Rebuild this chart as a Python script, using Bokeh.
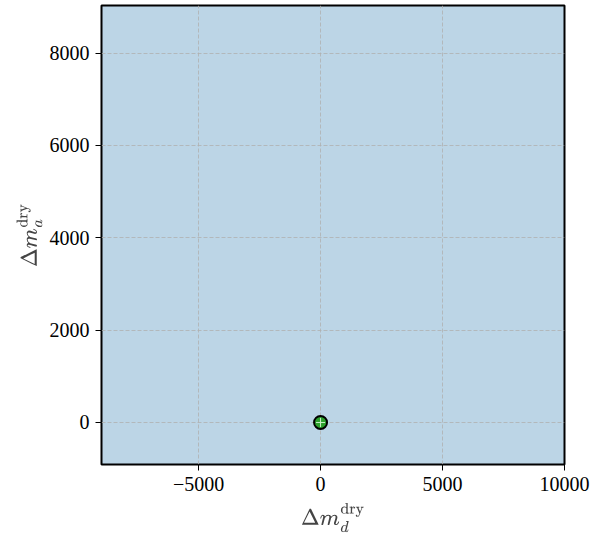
from bokeh.plotting import figure
from bokeh.models import Range1d, FixedTicker
from bokeh.embed import file_html
from bokeh.resources import INLINE

x_vals = [0.0]
y_vals = [0.0]
x_ticks = [-5000, 0, 5000, 10000]
y_ticks = [0, 2000, 4000, 6000, 8000]
x_label = r"$$\Delta m_d^{\mathrm{dry}}$$"
y_label = r"$$\Delta m_a^{\mathrm{dry}}$$"

p = figure(width=599, height=535, output_backend="svg", toolbar_location=None,
           x_range=Range1d(-8980, 10000), y_range=Range1d(-910, 9030),
           min_border_left=101, min_border_right=35, min_border_top=5, min_border_bottom=70)
p.background_fill_color = "#bcd5e6"
p.border_fill_color = "white"
p.outline_line_color = "black"
p.outline_line_width = 2

for ax, ticks in ((p.xaxis, x_ticks), (p.yaxis, y_ticks)):
    ax.ticker = FixedTicker(ticks=ticks)
    ax.major_label_text_font = "Liberation Serif"
    ax.major_label_text_font_size = "20px"
    ax.major_label_text_color = "black"
    ax.major_label_standoff = 6
    ax.axis_label_text_font = "Liberation Serif"
    ax.axis_label_text_font_size = "20px"
    ax.axis_label_text_font_style = "normal"
    ax.axis_label_standoff = 4
    ax.axis_line_color = None
    ax.major_tick_line_color = "black"
    ax.major_tick_in = 0
    ax.major_tick_out = 6
    ax.minor_tick_line_color = None
p.xaxis.axis_label_standoff = 9
p.xaxis.major_label_overrides = {-5000: "\u22125000"}
p.xaxis.axis_label = x_label
p.yaxis.axis_label = y_label

p.grid.grid_line_color = "#b0b0b0"
p.grid.grid_line_dash = "4 2"
p.grid.grid_line_width = 0.8

p.scatter(x_vals, y_vals, size=13, fill_color="#2ca02c", line_color="black", line_width=2)
p.scatter(x_vals, y_vals, marker="cross", size=9, line_color="#c8f0c8", line_width=1)

open("out.html", "w").write(file_html(p, INLINE))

* [What is expected] Please reproduce the listing exactly from its opening line through the line that contains "p.outline_line_width = 2", both included, with all pictures omitted.

* [Solution to this problem]
Rebuild this chart as a Python script, using Bokeh.
from bokeh.plotting import figure
from bokeh.models import Range1d, FixedTicker
from bokeh.embed import file_html
from bokeh.resources import INLINE

x_vals = [0.0]
y_vals = [0.0]
x_ticks = [-5000, 0, 5000, 10000]
y_ticks = [0, 2000, 4000, 6000, 8000]
x_label = r"$$\Delta m_d^{\mathrm{dry}}$$"
y_label = r"$$\Delta m_a^{\mathrm{dry}}$$"

p = figure(width=599, height=535, output_backend="svg", toolbar_location=None,
           x_range=Range1d(-8980, 10000), y_range=Range1d(-910, 9030),
           min_border_left=101, min_border_right=35, min_border_top=5, min_border_bottom=70)
p.background_fill_color = "#bcd5e6"
p.border_fill_color = "white"
p.outline_line_color = "black"
p.outline_line_width = 2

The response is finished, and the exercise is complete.